Directive — Render the following material again verbatim, leaving nothing out.

Source excerpt —

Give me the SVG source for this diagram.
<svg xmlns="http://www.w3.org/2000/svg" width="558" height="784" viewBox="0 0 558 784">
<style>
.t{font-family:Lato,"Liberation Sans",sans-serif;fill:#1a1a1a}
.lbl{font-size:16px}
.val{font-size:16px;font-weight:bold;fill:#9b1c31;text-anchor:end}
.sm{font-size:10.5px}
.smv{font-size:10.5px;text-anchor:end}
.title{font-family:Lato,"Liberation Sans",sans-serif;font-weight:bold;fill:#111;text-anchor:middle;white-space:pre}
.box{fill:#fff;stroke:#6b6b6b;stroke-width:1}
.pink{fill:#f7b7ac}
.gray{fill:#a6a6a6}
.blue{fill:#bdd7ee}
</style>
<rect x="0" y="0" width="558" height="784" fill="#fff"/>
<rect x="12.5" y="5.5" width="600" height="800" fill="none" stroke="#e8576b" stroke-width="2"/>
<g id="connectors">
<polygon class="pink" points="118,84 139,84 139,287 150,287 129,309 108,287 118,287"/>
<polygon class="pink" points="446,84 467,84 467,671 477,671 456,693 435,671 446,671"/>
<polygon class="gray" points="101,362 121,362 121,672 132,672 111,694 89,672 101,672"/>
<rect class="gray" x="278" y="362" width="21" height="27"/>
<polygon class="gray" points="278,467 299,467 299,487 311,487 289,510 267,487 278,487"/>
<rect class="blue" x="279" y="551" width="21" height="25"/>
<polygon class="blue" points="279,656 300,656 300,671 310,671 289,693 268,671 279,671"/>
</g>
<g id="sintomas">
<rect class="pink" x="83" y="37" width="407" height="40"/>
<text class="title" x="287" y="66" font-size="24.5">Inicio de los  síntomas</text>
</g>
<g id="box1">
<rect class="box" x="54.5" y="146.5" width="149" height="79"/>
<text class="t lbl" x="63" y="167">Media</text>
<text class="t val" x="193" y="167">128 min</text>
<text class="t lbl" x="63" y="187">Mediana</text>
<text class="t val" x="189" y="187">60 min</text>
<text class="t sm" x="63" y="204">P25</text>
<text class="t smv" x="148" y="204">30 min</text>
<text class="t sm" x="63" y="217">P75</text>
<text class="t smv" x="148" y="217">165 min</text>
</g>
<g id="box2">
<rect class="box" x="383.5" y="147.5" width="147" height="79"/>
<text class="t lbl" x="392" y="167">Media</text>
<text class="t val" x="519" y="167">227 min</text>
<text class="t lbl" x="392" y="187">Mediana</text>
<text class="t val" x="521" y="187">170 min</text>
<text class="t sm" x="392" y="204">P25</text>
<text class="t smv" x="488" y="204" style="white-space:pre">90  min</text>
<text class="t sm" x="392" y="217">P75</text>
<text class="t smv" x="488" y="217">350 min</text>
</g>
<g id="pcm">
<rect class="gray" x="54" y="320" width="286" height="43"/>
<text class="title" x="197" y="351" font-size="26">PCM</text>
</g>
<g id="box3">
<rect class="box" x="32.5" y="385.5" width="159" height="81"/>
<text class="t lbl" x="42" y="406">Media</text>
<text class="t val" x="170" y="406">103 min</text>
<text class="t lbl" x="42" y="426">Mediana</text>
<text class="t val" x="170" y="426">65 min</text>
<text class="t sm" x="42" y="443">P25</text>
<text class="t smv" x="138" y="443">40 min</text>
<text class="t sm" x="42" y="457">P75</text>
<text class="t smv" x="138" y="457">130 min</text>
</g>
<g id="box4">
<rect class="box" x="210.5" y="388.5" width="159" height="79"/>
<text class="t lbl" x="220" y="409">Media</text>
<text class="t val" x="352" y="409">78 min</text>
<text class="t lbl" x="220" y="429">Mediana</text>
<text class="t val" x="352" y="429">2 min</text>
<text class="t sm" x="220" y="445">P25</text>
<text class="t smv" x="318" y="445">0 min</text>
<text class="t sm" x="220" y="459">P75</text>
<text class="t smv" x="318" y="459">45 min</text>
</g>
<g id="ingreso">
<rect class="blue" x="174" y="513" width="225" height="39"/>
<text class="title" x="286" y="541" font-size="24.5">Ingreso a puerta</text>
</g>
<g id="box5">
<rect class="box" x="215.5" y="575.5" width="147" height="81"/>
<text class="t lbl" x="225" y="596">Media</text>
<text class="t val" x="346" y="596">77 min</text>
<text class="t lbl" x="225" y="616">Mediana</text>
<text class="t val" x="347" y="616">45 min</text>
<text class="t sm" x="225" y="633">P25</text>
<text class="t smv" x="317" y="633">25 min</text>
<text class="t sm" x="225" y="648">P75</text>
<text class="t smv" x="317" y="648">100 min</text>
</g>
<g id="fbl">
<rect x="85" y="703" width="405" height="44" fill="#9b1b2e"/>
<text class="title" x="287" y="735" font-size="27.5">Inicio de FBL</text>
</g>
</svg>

Complete answer —
Give me the SVG source for this diagram.
<svg xmlns="http://www.w3.org/2000/svg" width="558" height="784" viewBox="0 0 558 784">
<style>
.t{font-family:Lato,"Liberation Sans",sans-serif;fill:#1a1a1a}
.lbl{font-size:16px}
.val{font-size:16px;font-weight:bold;fill:#9b1c31;text-anchor:end}
.sm{font-size:10.5px}
.smv{font-size:10.5px;text-anchor:end}
.title{font-family:Lato,"Liberation Sans",sans-serif;font-weight:bold;fill:#111;text-anchor:middle;white-space:pre}
.box{fill:#fff;stroke:#6b6b6b;stroke-width:1}
.pink{fill:#f7b7ac}
.gray{fill:#a6a6a6}
.blue{fill:#bdd7ee}
</style>
<rect x="0" y="0" width="558" height="784" fill="#fff"/>
<rect x="12.5" y="5.5" width="600" height="800" fill="none" stroke="#e8576b" stroke-width="2"/>
<g id="connectors">
<polygon class="pink" points="118,84 139,84 139,287 150,287 129,309 108,287 118,287"/>
<polygon class="pink" points="446,84 467,84 467,671 477,671 456,693 435,671 446,671"/>
<polygon class="gray" points="101,362 121,362 121,672 132,672 111,694 89,672 101,672"/>
<rect class="gray" x="278" y="362" width="21" height="27"/>
<polygon class="gray" points="278,467 299,467 299,487 311,487 289,510 267,487 278,487"/>
<rect class="blue" x="279" y="551" width="21" height="25"/>
<polygon class="blue" points="279,656 300,656 300,671 310,671 289,693 268,671 279,671"/>
</g>
<g id="sintomas">
<rect class="pink" x="83" y="37" width="407" height="40"/>
<text class="title" x="287" y="66" font-size="24.5">Inicio de los  síntomas</text>
</g>
<g id="box1">
<rect class="box" x="54.5" y="146.5" width="149" height="79"/>
<text class="t lbl" x="63" y="167">Media</text>
<text class="t val" x="193" y="167">128 min</text>
<text class="t lbl" x="63" y="187">Mediana</text>
<text class="t val" x="189" y="187">60 min</text>
<text class="t sm" x="63" y="204">P25</text>
<text class="t smv" x="148" y="204">30 min</text>
<text class="t sm" x="63" y="217">P75</text>
<text class="t smv" x="148" y="217">165 min</text>
</g>
<g id="box2">
<rect class="box" x="383.5" y="147.5" width="147" height="79"/>
<text class="t lbl" x="392" y="167">Media</text>
<text class="t val" x="519" y="167">227 min</text>
<text class="t lbl" x="392" y="187">Mediana</text>
<text class="t val" x="521" y="187">170 min</text>
<text class="t sm" x="392" y="204">P25</text>
<text class="t smv" x="488" y="204" style="white-space:pre">90  min</text>
<text class="t sm" x="392" y="217">P75</text>
<text class="t smv" x="488" y="217">350 min</text>
</g>
<g id="pcm">
<rect class="gray" x="54" y="320" width="286" height="43"/>
<text class="title" x="197" y="351" font-size="26">PCM</text>
</g>
<g id="box3">
<rect class="box" x="32.5" y="385.5" width="159" height="81"/>
<text class="t lbl" x="42" y="406">Media</text>
<text class="t val" x="170" y="406">103 min</text>
<text class="t lbl" x="42" y="426">Mediana</text>
<text class="t val" x="170" y="426">65 min</text>
<text class="t sm" x="42" y="443">P25</text>
<text class="t smv" x="138" y="443">40 min</text>
<text class="t sm" x="42" y="457">P75</text>
<text class="t smv" x="138" y="457">130 min</text>
</g>
<g id="box4">
<rect class="box" x="210.5" y="388.5" width="159" height="79"/>
<text class="t lbl" x="220" y="409">Media</text>
<text class="t val" x="352" y="409">78 min</text>
<text class="t lbl" x="220" y="429">Mediana</text>
<text class="t val" x="352" y="429">2 min</text>
<text class="t sm" x="220" y="445">P25</text>
<text class="t smv" x="318" y="445">0 min</text>
<text class="t sm" x="220" y="459">P75</text>
<text class="t smv" x="318" y="459">45 min</text>
</g>
<g id="ingreso">
<rect class="blue" x="174" y="513" width="225" height="39"/>
<text class="title" x="286" y="541" font-size="24.5">Ingreso a puerta</text>
</g>
<g id="box5">
<rect class="box" x="215.5" y="575.5" width="147" height="81"/>
<text class="t lbl" x="225" y="596">Media</text>
<text class="t val" x="346" y="596">77 min</text>
<text class="t lbl" x="225" y="616">Mediana</text>
<text class="t val" x="347" y="616">45 min</text>
<text class="t sm" x="225" y="633">P25</text>
<text class="t smv" x="317" y="633">25 min</text>
<text class="t sm" x="225" y="648">P75</text>
<text class="t smv" x="317" y="648">100 min</text>
</g>
<g id="fbl">
<rect x="85" y="703" width="405" height="44" fill="#9b1b2e"/>
<text class="title" x="287" y="735" font-size="27.5">Inicio de FBL</text>
</g>
</svg>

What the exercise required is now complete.